Run Time: 125 minutes
I find it exceedingly difficult to explain anime movies. Sometimes its cultural differences and sometimes its just so effing crazy you simply cant fit it into a nutshell what you just saw, because its so different from anything you have seen before. Anime is one of the last places in the movie, comics (manga), or television circuit that boundless creativity is plentiful. The stories are so creative, the characters have great depth, and most times you have no idea whats going to happen next. These movies don’t follow the ‘safe’ Hollywood formula that dictates how a story should end or be told, and for that reason I really really dig anime. Admittedly I don’t watch it much anymore, but when I was a teenager I was head over heals in love with it and this movie I’m about to review was one of the better ones. Like my review of ‘Aqua Teen Hunger Force Colon Movie Film For Theaters‘ it will be somewhat hard to understand unless you have seen the movie. Another note too on Anime reviews, I won’t focus on the abstract messages and will instead focus on what the film is physically showing you.

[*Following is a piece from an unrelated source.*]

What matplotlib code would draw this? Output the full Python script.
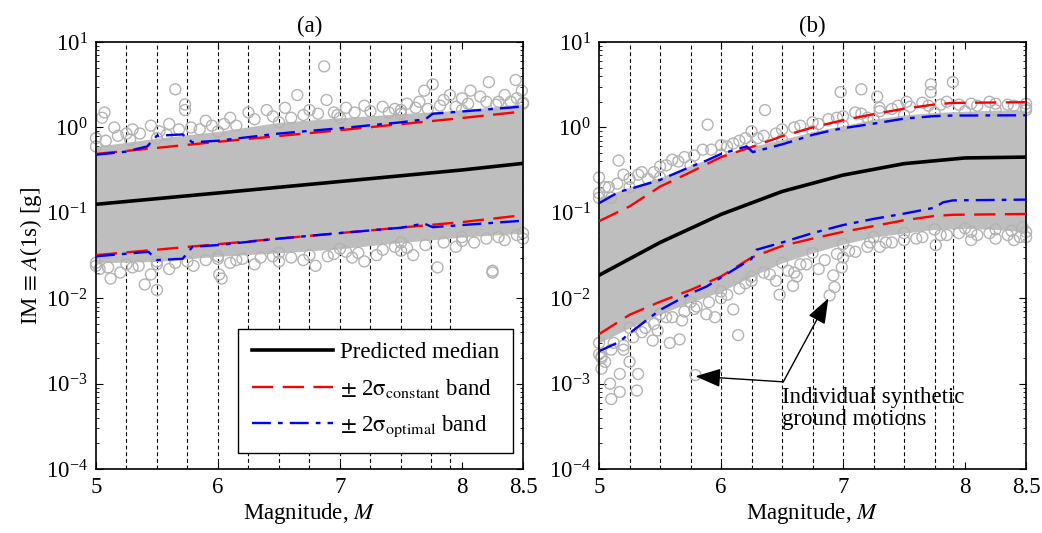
import numpy as np
import matplotlib
matplotlib.use("Agg")
import matplotlib.pyplot as plt

plt.rcParams['font.family'] = 'serif'
plt.rcParams['font.serif'] = ['Liberation Serif', 'DejaVu Serif']
plt.rcParams['mathtext.fontset'] = 'stix'
FS = 16.5
plt.rcParams['font.size'] = FS

# ---------------- data ----------------
vlines = [5.25, 5.5, 5.75, 6.0, 6.25, 6.5, 6.75, 7.0, 7.25, 7.5, 7.75, 7.9]
xticks = [5, 6, 7, 8, 8.5]

# panel (a)
a_med_m = [5.0, 6.0, 7.0, 8.0, 8.5]
a_med_v = [0.126, 0.171, 0.233, 0.318, 0.38]
a_red_m = [5.0, 6.0, 7.0, 8.0, 8.5]
a_red_up = [0.49, 0.68, 0.93, 1.29, 1.54]
a_red_lo = [0.032, 0.043, 0.058, 0.078, 0.094]
a_blu_up_m = [5.0, 5.24, 5.42, 5.5, 5.71, 5.79, 6.0, 6.5, 7.0, 7.5, 7.7, 7.76, 7.9, 8.5]
a_blu_up_v = [0.48, 0.52, 0.6, 0.8, 0.83, 0.67, 0.70, 0.85, 0.98, 1.15, 1.25, 1.45, 1.5, 1.76]
a_blu_lo_m = [5.0, 5.43, 5.5, 5.71, 5.79, 6.0, 6.5, 7.0, 7.5, 7.69, 7.76, 8.5]
a_blu_lo_v = [0.031, 0.035, 0.028, 0.029, 0.040, 0.042, 0.050, 0.058, 0.067, 0.075, 0.068, 0.081]
a_core_m = [5.0, 5.5, 6.0, 6.5, 7.0, 7.5, 8.0, 8.5]
a_core_up = [0.6, 0.75, 0.9, 1.15, 1.3, 1.45, 1.6, 1.9]
a_core_lo = [0.026, 0.027, 0.031, 0.034, 0.038, 0.045, 0.052, 0.058]
a_pts_m = [6.87, 5.65, 5.73, 5.73, 6.65, 6.89, 7.69, 7.76, 8.22, 8.44, 8.49, 7.9, 8.07,
           5.07, 5.05, 8.25, 7.8, 6.01, 5.12, 5.4, 5.5, 6.03, 8.25,
           5.15, 5.3, 5.45, 5.6, 5.9, 6.1, 6.25, 6.4, 6.55, 6.75, 7.05, 7.2, 7.35, 7.55,
           7.65, 7.85, 8.0, 8.15, 8.35, 5.25, 5.85, 6.95, 7.45, 8.3, 8.45, 8.5,
           5.03, 5.2, 5.3, 5.6, 5.8, 6.1, 6.3, 6.5, 6.7, 6.8, 7.1, 7.3, 7.5, 7.6, 7.95,
           8.1, 8.35, 8.5, 6.9, 5.45, 6.2, 7.2]
a_pts_v = [5.2, 2.8, 1.86, 1.6, 2.4, 2.1, 2.7, 3.2, 3.4, 3.6, 2.7, 2.4, 2.7,
           1.5, 1.3, 0.021, 0.023, 0.019, 0.017, 0.0145, 0.0125, 0.017, 0.02,
           1.0, 0.95, 1.05, 1.1, 1.2, 1.3, 1.5, 1.6, 1.7, 1.6, 1.7, 1.8, 1.75, 1.9,
           2.0, 2.1, 2.2, 2.3, 2.4, 0.85, 0.95, 1.5, 1.65, 2.0, 2.2, 1.95,
           0.022, 0.02, 0.023, 0.022, 0.024, 0.026, 0.025, 0.027, 0.028, 0.024, 0.03,
           0.032, 0.036, 0.032, 0.04, 0.045, 0.048, 0.05, 0.031, 0.019, 0.029, 0.027]
a_fringe_m = [5.0, 5.08, 5.18, 5.28, 5.36, 5.52, 5.58, 5.68, 5.78, 5.95, 6.05, 6.15, 6.3,
              6.45, 6.6, 6.7, 6.82, 6.98, 7.12, 7.25, 7.4, 7.5, 7.62, 7.72, 7.82, 7.95,
              8.05, 8.2, 8.28, 8.4,
              5.0, 5.1, 5.25, 5.35, 5.5, 5.65, 5.75, 5.9, 6.0, 6.15, 6.35, 6.45, 6.6,
              6.75, 6.95, 7.05, 7.15, 7.35, 7.45, 7.55, 7.7, 7.85, 8.0, 8.2, 8.3, 8.45]
a_fringe_v = [0.75, 0.7, 0.8, 0.72, 0.85, 0.9, 0.82, 0.95, 1.0, 1.05, 1.1, 1.05, 1.25,
              1.35, 1.3, 1.4, 1.45, 1.4, 1.5, 1.55, 1.5, 1.6, 1.7, 1.65, 1.8, 1.75,
              1.9, 2.0, 1.85, 2.0,
              0.024, 0.023, 0.025, 0.024, 0.025, 0.026, 0.027, 0.028, 0.029, 0.028, 0.03,
              0.031, 0.03, 0.032, 0.033, 0.035, 0.034, 0.037, 0.04, 0.039, 0.042, 0.045,
              0.047, 0.05, 0.052, 0.055]

# panel (b)
b_med_m = [5.0, 5.5, 6.0, 6.5, 7.0, 7.5, 8.0, 8.5]
b_med_v = [0.0186, 0.045, 0.096, 0.178, 0.277, 0.377, 0.44, 0.45]
b_red_m = [5.0, 5.25, 5.5, 5.75, 6.0, 6.25, 6.5, 6.75, 7.0, 7.25, 7.5, 7.75, 7.9, 8.5]
b_red_up = [0.08, 0.119, 0.203, 0.30, 0.45, 0.59, 0.79, 1.0, 1.22, 1.43, 1.66, 1.86, 1.94, 1.98]
b_red_lo = [0.0038, 0.0064, 0.0091, 0.0125, 0.018, 0.030, 0.041, 0.05, 0.06, 0.07, 0.082,
            0.092, 0.095, 0.097]
b_blu_up_m = [5.0, 5.17, 5.25, 5.5, 5.75, 5.88, 6.0, 6.21, 6.26, 6.51, 6.75, 6.9, 7.0,
              7.25, 7.5, 7.75, 7.9, 8.5]
b_blu_up_v = [0.13, 0.178, 0.19, 0.243, 0.347, 0.41, 0.49, 0.60, 0.515, 0.64, 0.82, 0.92,
              0.98, 1.11, 1.27, 1.36, 1.38, 1.39]
b_blu_lo_m = [5.0, 5.17, 5.25, 5.5, 5.75, 5.88, 6.0, 6.25, 6.29, 6.5, 6.75, 7.0, 7.25,
              7.5, 7.75, 7.82, 7.9, 8.5]
b_blu_lo_v = [0.0024, 0.0031, 0.0039, 0.0073, 0.0114, 0.0137, 0.0175, 0.029, 0.037, 0.045,
              0.058, 0.072, 0.085, 0.098, 0.115, 0.133, 0.14, 0.143]
b_core_m = [5.0, 5.25, 5.5, 5.75, 6.0, 6.25, 6.5, 6.75, 7.0, 7.25, 7.5, 7.75, 8.0, 8.25, 8.5]
b_core_up = [0.15, 0.2, 0.26, 0.36, 0.48, 0.6, 0.72, 0.9, 1.05, 1.25, 1.4, 1.5, 1.55, 1.6, 1.6]
b_core_lo = [0.003, 0.0045, 0.0065, 0.009, 0.012, 0.018, 0.026, 0.034, 0.043, 0.052, 0.058,
             0.064, 0.066, 0.064, 0.06]
b_pts_m = [5.16, 5.0, 5.89, 6.36, 6.98, 7.15, 7.72, 7.9, 7.72, 7.28, 7.52, 8.05, 7.76, 8.47,
           8.38, 6.99, 6.92, 7.22, 6.62,
           6.14, 6.89, 6.93, 5.79, 5.1, 5.17, 5.31, 5.09, 5.02, 5.02, 5.17, 5.32, 5.25, 5.66,
           5.58, 5.44, 5.88, 5.95, 6.1, 6.48, 6.59,
           5.05, 5.2, 5.35, 5.5, 5.6, 5.7, 5.85, 6.05, 6.15, 6.3, 6.45, 6.6, 6.8, 6.95, 7.1,
           7.3, 7.45, 7.65, 7.85, 8.05, 8.2, 8.35, 8.5, 5.1, 5.4, 6.25, 7.2,
           5.02, 5.1, 5.2, 5.35, 5.45, 5.55, 5.7, 5.8, 6.0, 6.2, 6.35, 6.45, 6.7, 6.8, 7.1,
           7.3, 7.4, 7.6, 7.85, 8.1, 8.25, 8.4, 8.5, 7.0, 6.6]
b_pts_v = [0.41, 0.26, 1.08, 1.6, 2.6, 2.8, 3.2, 3.4, 2.6, 2.3, 2.0, 0.048, 0.042, 0.068,
           0.062, 0.023, 0.0185, 0.045, 0.018,
           0.0037, 0.0108, 0.0135, 0.00126, 0.00066, 0.0008, 0.00083, 0.001, 0.0015, 0.0021,
           0.0013, 0.0013, 0.0018, 0.0033, 0.003, 0.0032, 0.0065, 0.006, 0.0074, 0.011, 0.014,
           0.2, 0.28, 0.3, 0.35, 0.42, 0.45, 0.55, 0.6, 0.7, 0.75, 0.85, 1.0, 1.1, 1.3, 1.5,
           1.7, 1.8, 1.95, 2.0, 1.9, 2.0, 1.85, 1.7, 0.15, 0.25, 0.9, 1.3,
           0.002, 0.0025, 0.0028, 0.004, 0.005, 0.006, 0.007, 0.008, 0.01, 0.015, 0.02, 0.016,
           0.025, 0.022, 0.035, 0.04, 0.045, 0.05, 0.055, 0.055, 0.05, 0.048, 0.052, 0.03, 0.02]
b_fringe_m = [5.0, 5.08, 5.15, 5.25, 5.32, 5.45, 5.55, 5.65, 5.78, 5.92, 6.0, 6.1, 6.2,
              6.35, 6.5, 6.65, 6.75, 6.88, 7.0, 7.15, 7.3, 7.4, 7.55, 7.7, 7.8, 7.95, 8.1,
              8.25, 8.4, 8.5,
              5.0, 5.05, 5.12, 5.2, 5.28, 5.38, 5.48, 5.6, 5.68, 5.78, 5.9, 6.05, 6.15,
              6.25, 6.4, 6.55, 6.65, 6.85, 6.95, 7.05, 7.2, 7.35, 7.5, 7.65, 7.8, 7.95,
              8.05, 8.2, 8.35, 8.45]
b_fringe_v = [0.17, 0.2, 0.22, 0.25, 0.28, 0.3, 0.36, 0.4, 0.47, 0.55, 0.62, 0.65, 0.75,
              0.8, 0.95, 1.05, 1.15, 1.25, 1.35, 1.45, 1.55, 1.65, 1.75, 1.8, 1.85, 1.85,
              1.8, 1.9, 1.8, 1.9,
              0.0022, 0.0018, 0.003, 0.0025, 0.0035, 0.0045, 0.0042, 0.006, 0.0055, 0.0075,
              0.009, 0.011, 0.013, 0.016, 0.019, 0.021, 0.025, 0.028, 0.033, 0.036, 0.04,
              0.045, 0.048, 0.052, 0.055, 0.058, 0.06, 0.058, 0.055, 0.052]

grey = '#bebebe'
circ = dict(marker='o', s=62, facecolors='none', edgecolors='#b3b3b3', linewidths=1.0,
            clip_on=False, zorder=2)

fig = plt.figure(figsize=(10.42, 5.33), dpi=100)
ax_a = fig.add_axes([0.0921, 0.120, 0.4098, 0.801])
ax_b = fig.add_axes([0.5749, 0.120, 0.4098, 0.801])


def draw_panel(ax, core_m, core_up, core_lo, pts_m, pts_v, fr_m, fr_v, med_m, med_v,
               red_m, red_up, red_lo, bup_m, bup_v, blo_m, blo_v, title):
    for v in vlines:
        ax.axvline(v, color='k', lw=0.8, ls=(0, (3.5, 2.5)), zorder=1)
    ax.fill_between(core_m, core_lo, core_up, color=grey, lw=0, zorder=2)
    ax.scatter(core_m, core_up, **circ)
    ax.scatter(core_m, core_lo, **circ)
    ax.scatter(fr_m, fr_v, **circ)
    ax.scatter(pts_m, pts_v, **circ)
    l1, = ax.plot(med_m, med_v, color='k', lw=2.6, zorder=5)
    l2, = ax.plot(red_m, red_up, color='#ff0000', lw=1.7, ls=(0, (9, 4)), zorder=4)
    ax.plot(red_m, red_lo, color='#ff0000', lw=1.7, ls=(0, (9, 4)), zorder=4)
    l3, = ax.plot(bup_m, bup_v, color='#0000ff', lw=1.7, ls=(0, (8, 3, 2, 3)), zorder=4)
    ax.plot(blo_m, blo_v, color='#0000ff', lw=1.7, ls=(0, (8, 3, 2, 3)), zorder=4)
    ax.set_yscale('log')
    ax.set_xlim(5, 8.5)
    ax.set_ylim(1e-4, 1e1)
    ax.set_xticks(xticks)
    ax.set_xticklabels(['5', '6', '7', '8', '8.5'])
    ax.set_yticks([1e-4, 1e-3, 1e-2, 1e-1, 1e0, 1e1])
    ax.tick_params(which='both', direction='in', top=True, right=True, labelsize=FS)
    ax.tick_params(which='major', length=5, width=0.8, pad=6)
    ax.tick_params(which='minor', length=2.5, width=0.6)
    for s in ax.spines.values():
        s.set_linewidth(1.2)
    ax.set_xlabel('Magnitude, $M$', fontsize=FS, labelpad=2)
    ax.set_title(title, fontsize=FS, pad=7)
    return l1, l2, l3


h = draw_panel(ax_a, a_core_m, a_core_up, a_core_lo, a_pts_m, a_pts_v, a_fringe_m, a_fringe_v,
               a_med_m, a_med_v, a_red_m, a_red_up, a_red_lo,
               a_blu_up_m, a_blu_up_v, a_blu_lo_m, a_blu_lo_v, '(a)')
draw_panel(ax_b, b_core_m, b_core_up, b_core_lo, b_pts_m, b_pts_v, b_fringe_m, b_fringe_v,
           b_med_m, b_med_v, b_red_m, b_red_up, b_red_lo,
           b_blu_up_m, b_blu_up_v, b_blu_lo_m, b_blu_lo_v, '(b)')

ax_a.set_ylabel(r'IM$\,\equiv\,$$A$(1s) [g]', fontsize=FS, labelpad=1)

leg = ax_a.legend(h, ['Predicted median',
                      r'$\pm$ 2$\mathrm{\sigma}_{\mathrm{constant}}$ band',
                      r'$\pm$ 2$\mathrm{\sigma}_{\mathrm{optimal}}$ band'],
                  loc='lower right', bbox_to_anchor=(0.976, 0.037), fontsize=FS,
                  handlelength=3.55, labelspacing=0.6, borderpad=0.6, handletextpad=0.3,
                  borderaxespad=0, fancybox=False, framealpha=1, edgecolor='k')
leg.get_frame().set_linewidth(1.0)
leg.set_zorder(10)

# annotation in (b)
for tip in [(5.79, 0.00122), (6.88, 0.0100)]:
    ax_b.annotate('', xy=tip, xytext=(6.51, 0.00105),
                  arrowprops=dict(arrowstyle='-|>,head_length=0.95,head_width=0.35',
                                  color='k', lw=1.0, shrinkA=0, shrinkB=0), zorder=6)
ax_b.text(6.5, 0.00092, 'Individual synthetic\nground motions', fontsize=FS,
          ha='left', va='top', linespacing=1.1, zorder=6)

fig.savefig('out.png', dpi=100)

First lets set the scene, we start out in a car. Inside that car is a little girl and her parents and they’re heading for their new home. The young girl ‘Chihiro’ is sad about moving and her parents are telling her that it’s all going to end up ok. They take a wrong turn and end up facing a tunnel and they get out and wander inside. On the other side of the tunnel, the parents smell some delicious food and they set out to find it. They sit down and start eating like pigs while Chihiro wanders off and meets a boy. The boy tells her to get out as fast as she can and she runs to the restaurant where her parents where to find they turned into pigs and she runs away scared. She runs back to the entrance of the tunnel to find it’s flooded and she can’t leave. The boy helps her by getting her a job doing manual labor in the bath house where the movie takes place. She starts out stoking the fires that heat the water and eventually works inside the bath house cleaning the place.

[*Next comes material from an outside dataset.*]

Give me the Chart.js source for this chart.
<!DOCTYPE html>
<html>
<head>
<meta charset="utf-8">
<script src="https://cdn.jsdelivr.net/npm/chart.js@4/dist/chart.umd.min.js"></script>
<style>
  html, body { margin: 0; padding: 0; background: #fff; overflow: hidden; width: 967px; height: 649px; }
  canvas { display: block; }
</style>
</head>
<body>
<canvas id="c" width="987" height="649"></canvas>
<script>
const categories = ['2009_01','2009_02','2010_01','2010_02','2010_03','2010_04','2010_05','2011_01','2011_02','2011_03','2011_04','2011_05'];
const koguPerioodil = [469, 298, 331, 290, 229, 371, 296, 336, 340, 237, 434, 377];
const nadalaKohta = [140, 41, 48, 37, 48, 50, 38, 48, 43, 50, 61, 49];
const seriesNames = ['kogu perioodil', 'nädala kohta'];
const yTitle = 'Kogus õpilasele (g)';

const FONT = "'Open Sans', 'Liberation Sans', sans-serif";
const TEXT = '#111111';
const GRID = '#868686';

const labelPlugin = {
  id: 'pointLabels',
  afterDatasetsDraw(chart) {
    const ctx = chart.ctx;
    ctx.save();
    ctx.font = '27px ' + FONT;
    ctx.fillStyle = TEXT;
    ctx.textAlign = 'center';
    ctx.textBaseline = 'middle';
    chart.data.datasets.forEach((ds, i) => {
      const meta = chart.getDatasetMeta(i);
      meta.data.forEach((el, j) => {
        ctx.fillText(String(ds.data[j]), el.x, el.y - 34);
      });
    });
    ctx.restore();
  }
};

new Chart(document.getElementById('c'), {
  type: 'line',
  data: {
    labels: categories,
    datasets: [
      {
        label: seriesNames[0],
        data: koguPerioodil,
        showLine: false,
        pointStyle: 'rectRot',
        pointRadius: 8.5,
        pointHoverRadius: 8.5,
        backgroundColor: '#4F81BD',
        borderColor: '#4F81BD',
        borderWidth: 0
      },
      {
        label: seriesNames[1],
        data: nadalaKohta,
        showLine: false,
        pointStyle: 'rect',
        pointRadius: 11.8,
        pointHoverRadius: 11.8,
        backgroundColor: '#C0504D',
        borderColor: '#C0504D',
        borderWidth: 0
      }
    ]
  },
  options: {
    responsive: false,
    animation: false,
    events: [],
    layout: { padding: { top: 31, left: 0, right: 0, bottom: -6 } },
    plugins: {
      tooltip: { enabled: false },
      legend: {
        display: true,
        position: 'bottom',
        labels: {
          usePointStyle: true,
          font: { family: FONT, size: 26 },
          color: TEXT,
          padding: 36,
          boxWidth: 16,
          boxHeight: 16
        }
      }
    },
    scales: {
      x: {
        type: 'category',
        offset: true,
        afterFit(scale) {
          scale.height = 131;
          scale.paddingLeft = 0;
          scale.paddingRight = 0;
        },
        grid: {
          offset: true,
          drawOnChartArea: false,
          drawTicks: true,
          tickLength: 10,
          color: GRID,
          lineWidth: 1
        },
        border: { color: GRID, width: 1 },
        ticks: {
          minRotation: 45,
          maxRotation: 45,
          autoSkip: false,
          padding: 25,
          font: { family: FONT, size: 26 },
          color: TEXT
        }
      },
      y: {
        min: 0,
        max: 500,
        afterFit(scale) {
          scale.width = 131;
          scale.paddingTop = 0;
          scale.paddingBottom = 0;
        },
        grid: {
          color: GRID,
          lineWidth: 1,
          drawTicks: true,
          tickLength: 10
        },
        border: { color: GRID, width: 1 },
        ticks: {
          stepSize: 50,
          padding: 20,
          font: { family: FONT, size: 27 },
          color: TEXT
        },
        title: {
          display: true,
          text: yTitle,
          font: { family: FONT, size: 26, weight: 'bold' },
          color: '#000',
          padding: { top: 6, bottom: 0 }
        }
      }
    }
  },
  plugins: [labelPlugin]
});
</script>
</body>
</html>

As the film progresses we find out that the leader of the bath house Yubaba, steals your name which basically makes you forget about the real world and forces you to stay in the magical one. A creature named ‘No Face’ is mistakenly let into the bath house and goes crazy and eats most of the staff but Chihiro feeds it some nasty pellet and it pukes them back up. The boy she met earlier is a dragon too, (thats normal right?) and she finds him being chased by paper birds. The paper birds are totally kicking his ass and he barely escapes to Yubaba’s room and Chihiro follows to help him. Once in the room we find that Yubaba is going to let him die and leaves. Soon after Yubaba’s twin sister shows up and demands her magical seal back, the boy/dragon had taken it and ate it. The dragon/boy destroys the last remaining paper bird which makes Yubaba’s twin leave and Chihiro and the dragon fall down a shaft and end up in the boiler room. She helps the dragon by making it eat some of of that same nasty pellet crap and the seal pops out of the dragons mouth and Chihiro sets out to Yubaba’s twin’s house to return it. So she takes a train to the house, returns the seal, and leaves to see the Dragon sitting outside waiting for her.

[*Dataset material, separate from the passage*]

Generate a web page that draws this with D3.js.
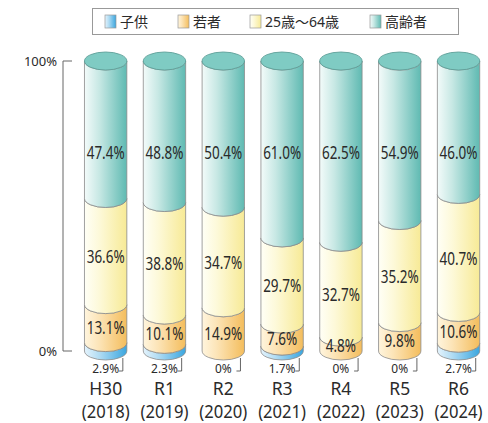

Chihiro rides the dragon back to the bath house but on the way there she says that she remembers the boy from a time she had almost drowned in a river. Long story short, the boy was the spirit of a river and when she says his name he turns back in to a boy. The fact that they were hundreds and hundreds of feet in the air doesn’t matter I guess, because they float gently down to land unharmed. After passing Yubaba’s final test, Chihiro is allowed to leave with her parents that had no idea what happened at all. The End.
Official Nutshell-Movies Explanation
Spirited Away (2001): A girl enters a magical world and has to perform menial tasks to return to humanity and save her parents.
- Executive Producer John Lasseter of Pixar supervised the English-language dubbing of the film and tried to match the actors’ English-language dialog with the mouth movements of the animated characters.
- This is the first film to earn US$200 million in grosses before opening in the U.S.
- In the scene during which Chihiro squashes the small worm like thing that inhabited Haku with her foot that, Kamaji tells Chihiro to “Cut the line!” Cutting the line is a Japanese good-luck charm performed by making a chopping gesture through another person’s connected index fingers. This is done whenever someone is affected by some impurity. During footage of the dubbing process in the “Spirited Away” Nippon-TV Special, Rumi Hîragi, playing Chihiro, was not aware of this concept and had it explained to her by Hayao Miyazaki. One of the sound engineers commented “The young don’t know it these days.”
- The song over the closing credits (“Itsumo Nando Demo”/”Always With Me”) was intended for a Hayao Miyazaki film that was never made. Miyazaki played it relentlessly while making this film and decided to include it in the end credits.
- The cleansing of the river spirit is based on a real-life incident in Hayao Miyazaki’s life in which he participated in the cleaning of a river, removing, among other things, a bicycle.
- The voices were looped in after the animation was completed. This is typical procedure for Japanese animation.
- To do the voice of Chihiro’s mother talking while eating, actress Yasuko Sawaguchi actually spoke the dialog (in the original Japanese-language version) while eating a piece of Kentucky Fried Chicken. Actress Lauren Holly did the same thing in the English version with an apple.
- First anime film to be nominated for (and win) an Academy Award. It also has the longest runtime of any other film nominated or winning in that category (125 minutes).
- The star-shaped treats the Susuwatari (black soots) were carrying are called kompeitô, a type of traditional Japanese candy.
- In 2006, this film was still the highest-grossing non-US-produced film in the world. It still holds that record to this date.
- Chihiro’s father drives a first-generation Audi A4 sedan.
- This was the first film directed by Hayao Miyazaki in which a child character was actually voiced by a child.
- The theme of not looking back is a reference to the famous Greek myth of Orpheus and Eurydice.
Many people consider Spirited Away to be one of the best anime movies of all time, and I can’t disagree.